* [Dataset excerpt]:
══════
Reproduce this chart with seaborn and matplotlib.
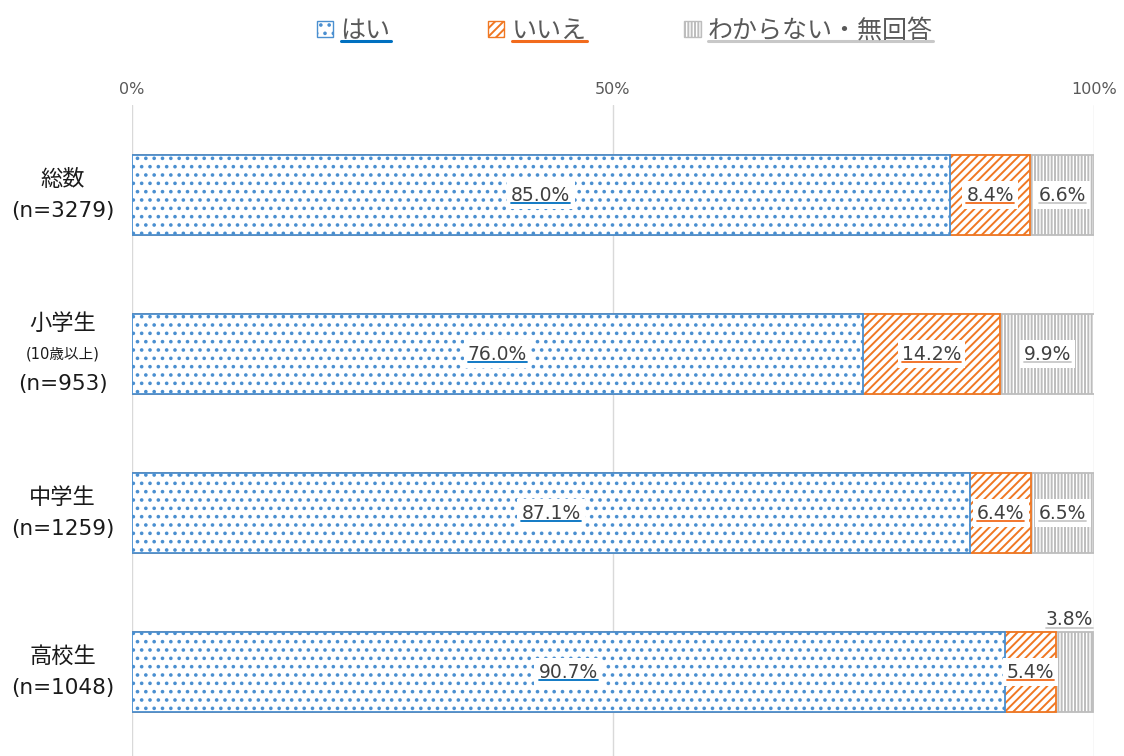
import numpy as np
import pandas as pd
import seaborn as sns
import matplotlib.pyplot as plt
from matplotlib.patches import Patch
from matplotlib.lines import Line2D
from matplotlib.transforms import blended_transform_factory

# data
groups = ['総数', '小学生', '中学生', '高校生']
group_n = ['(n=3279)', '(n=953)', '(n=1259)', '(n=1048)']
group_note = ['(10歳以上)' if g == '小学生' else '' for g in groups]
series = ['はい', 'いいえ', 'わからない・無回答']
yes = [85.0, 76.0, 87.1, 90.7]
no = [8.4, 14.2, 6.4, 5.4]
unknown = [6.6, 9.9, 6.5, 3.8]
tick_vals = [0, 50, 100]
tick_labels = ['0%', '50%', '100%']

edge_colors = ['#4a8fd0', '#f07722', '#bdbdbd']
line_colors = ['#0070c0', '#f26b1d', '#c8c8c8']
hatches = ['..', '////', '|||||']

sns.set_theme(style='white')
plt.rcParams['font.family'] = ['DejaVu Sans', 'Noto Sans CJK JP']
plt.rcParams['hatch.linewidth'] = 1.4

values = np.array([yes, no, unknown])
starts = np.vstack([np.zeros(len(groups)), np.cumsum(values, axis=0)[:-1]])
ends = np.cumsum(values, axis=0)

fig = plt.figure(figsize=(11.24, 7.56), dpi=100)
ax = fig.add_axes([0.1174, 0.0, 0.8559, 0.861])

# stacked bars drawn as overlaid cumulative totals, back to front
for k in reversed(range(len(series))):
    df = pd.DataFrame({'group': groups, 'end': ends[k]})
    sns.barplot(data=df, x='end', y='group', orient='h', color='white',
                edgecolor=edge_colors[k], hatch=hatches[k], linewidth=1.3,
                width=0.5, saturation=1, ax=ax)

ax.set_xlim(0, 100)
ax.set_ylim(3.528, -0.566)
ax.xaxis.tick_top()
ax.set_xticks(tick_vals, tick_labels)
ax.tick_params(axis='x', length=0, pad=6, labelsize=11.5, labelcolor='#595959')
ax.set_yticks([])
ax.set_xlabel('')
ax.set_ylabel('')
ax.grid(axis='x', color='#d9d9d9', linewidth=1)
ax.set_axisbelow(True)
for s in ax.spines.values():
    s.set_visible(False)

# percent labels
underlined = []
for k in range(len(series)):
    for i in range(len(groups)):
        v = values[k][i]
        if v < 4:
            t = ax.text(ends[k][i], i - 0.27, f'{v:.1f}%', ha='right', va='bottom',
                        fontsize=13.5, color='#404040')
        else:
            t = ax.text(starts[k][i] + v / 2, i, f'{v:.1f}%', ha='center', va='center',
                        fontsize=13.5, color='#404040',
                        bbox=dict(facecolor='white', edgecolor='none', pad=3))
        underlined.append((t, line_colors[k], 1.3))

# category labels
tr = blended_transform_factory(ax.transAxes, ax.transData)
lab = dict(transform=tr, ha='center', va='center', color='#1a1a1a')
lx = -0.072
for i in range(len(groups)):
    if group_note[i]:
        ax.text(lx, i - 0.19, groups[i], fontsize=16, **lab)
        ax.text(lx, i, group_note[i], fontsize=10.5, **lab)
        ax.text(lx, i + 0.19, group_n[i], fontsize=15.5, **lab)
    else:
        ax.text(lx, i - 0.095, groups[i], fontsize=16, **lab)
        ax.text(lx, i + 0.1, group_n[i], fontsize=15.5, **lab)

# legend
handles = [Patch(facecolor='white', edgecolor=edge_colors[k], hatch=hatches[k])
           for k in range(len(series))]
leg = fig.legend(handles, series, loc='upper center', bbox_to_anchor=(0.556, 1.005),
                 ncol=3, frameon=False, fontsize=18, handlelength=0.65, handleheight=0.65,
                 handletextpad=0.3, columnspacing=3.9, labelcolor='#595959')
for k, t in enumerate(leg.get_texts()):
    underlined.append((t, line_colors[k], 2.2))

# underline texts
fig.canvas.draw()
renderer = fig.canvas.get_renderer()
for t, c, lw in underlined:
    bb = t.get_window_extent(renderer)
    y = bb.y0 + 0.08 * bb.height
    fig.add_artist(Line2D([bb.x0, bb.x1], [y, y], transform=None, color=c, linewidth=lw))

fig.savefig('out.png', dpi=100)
══════
* [Exercise goal]: Using the data above, print every line exactly, omitting pictures.

* [Output below]:
Reproduce this chart with seaborn and matplotlib.
import numpy as np
import pandas as pd
import seaborn as sns
import matplotlib.pyplot as plt
from matplotlib.patches import Patch
from matplotlib.lines import Line2D
from matplotlib.transforms import blended_transform_factory

# data
groups = ['総数', '小学生', '中学生', '高校生']
group_n = ['(n=3279)', '(n=953)', '(n=1259)', '(n=1048)']
group_note = ['(10歳以上)' if g == '小学生' else '' for g in groups]
series = ['はい', 'いいえ', 'わからない・無回答']
yes = [85.0, 76.0, 87.1, 90.7]
no = [8.4, 14.2, 6.4, 5.4]
unknown = [6.6, 9.9, 6.5, 3.8]
tick_vals = [0, 50, 100]
tick_labels = ['0%', '50%', '100%']

edge_colors = ['#4a8fd0', '#f07722', '#bdbdbd']
line_colors = ['#0070c0', '#f26b1d', '#c8c8c8']
hatches = ['..', '////', '|||||']

sns.set_theme(style='white')
plt.rcParams['font.family'] = ['DejaVu Sans', 'Noto Sans CJK JP']
plt.rcParams['hatch.linewidth'] = 1.4

values = np.array([yes, no, unknown])
starts = np.vstack([np.zeros(len(groups)), np.cumsum(values, axis=0)[:-1]])
ends = np.cumsum(values, axis=0)

fig = plt.figure(figsize=(11.24, 7.56), dpi=100)
ax = fig.add_axes([0.1174, 0.0, 0.8559, 0.861])

# stacked bars drawn as overlaid cumulative totals, back to front
for k in reversed(range(len(series))):
    df = pd.DataFrame({'group': groups, 'end': ends[k]})
    sns.barplot(data=df, x='end', y='group', orient='h', color='white',
                edgecolor=edge_colors[k], hatch=hatches[k], linewidth=1.3,
                width=0.5, saturation=1, ax=ax)

ax.set_xlim(0, 100)
ax.set_ylim(3.528, -0.566)
ax.xaxis.tick_top()
ax.set_xticks(tick_vals, tick_labels)
ax.tick_params(axis='x', length=0, pad=6, labelsize=11.5, labelcolor='#595959')
ax.set_yticks([])
ax.set_xlabel('')
ax.set_ylabel('')
ax.grid(axis='x', color='#d9d9d9', linewidth=1)
ax.set_axisbelow(True)
for s in ax.spines.values():
    s.set_visible(False)

# percent labels
underlined = []
for k in range(len(series)):
    for i in range(len(groups)):
        v = values[k][i]
        if v < 4:
            t = ax.text(ends[k][i], i - 0.27, f'{v:.1f}%', ha='right', va='bottom',
                        fontsize=13.5, color='#404040')
        else:
            t = ax.text(starts[k][i] + v / 2, i, f'{v:.1f}%', ha='center', va='center',
                        fontsize=13.5, color='#404040',
                        bbox=dict(facecolor='white', edgecolor='none', pad=3))
        underlined.append((t, line_colors[k], 1.3))

# category labels
tr = blended_transform_factory(ax.transAxes, ax.transData)
lab = dict(transform=tr, ha='center', va='center', color='#1a1a1a')
lx = -0.072
for i in range(len(groups)):
    if group_note[i]:
        ax.text(lx, i - 0.19, groups[i], fontsize=16, **lab)
        ax.text(lx, i, group_note[i], fontsize=10.5, **lab)
        ax.text(lx, i + 0.19, group_n[i], fontsize=15.5, **lab)
    else:
        ax.text(lx, i - 0.095, groups[i], fontsize=16, **lab)
        ax.text(lx, i + 0.1, group_n[i], fontsize=15.5, **lab)

# legend
handles = [Patch(facecolor='white', edgecolor=edge_colors[k], hatch=hatches[k])
           for k in range(len(series))]
leg = fig.legend(handles, series, loc='upper center', bbox_to_anchor=(0.556, 1.005),
                 ncol=3, frameon=False, fontsize=18, handlelength=0.65, handleheight=0.65,
                 handletextpad=0.3, columnspacing=3.9, labelcolor='#595959')
for k, t in enumerate(leg.get_texts()):
    underlined.append((t, line_colors[k], 2.2))

# underline texts
fig.canvas.draw()
renderer = fig.canvas.get_renderer()
for t, c, lw in underlined:
    bb = t.get_window_extent(renderer)
    y = bb.y0 + 0.08 * bb.height
    fig.add_artist(Line2D([bb.x0, bb.x1], [y, y], transform=None, color=c, linewidth=lw))

fig.savefig('out.png', dpi=100)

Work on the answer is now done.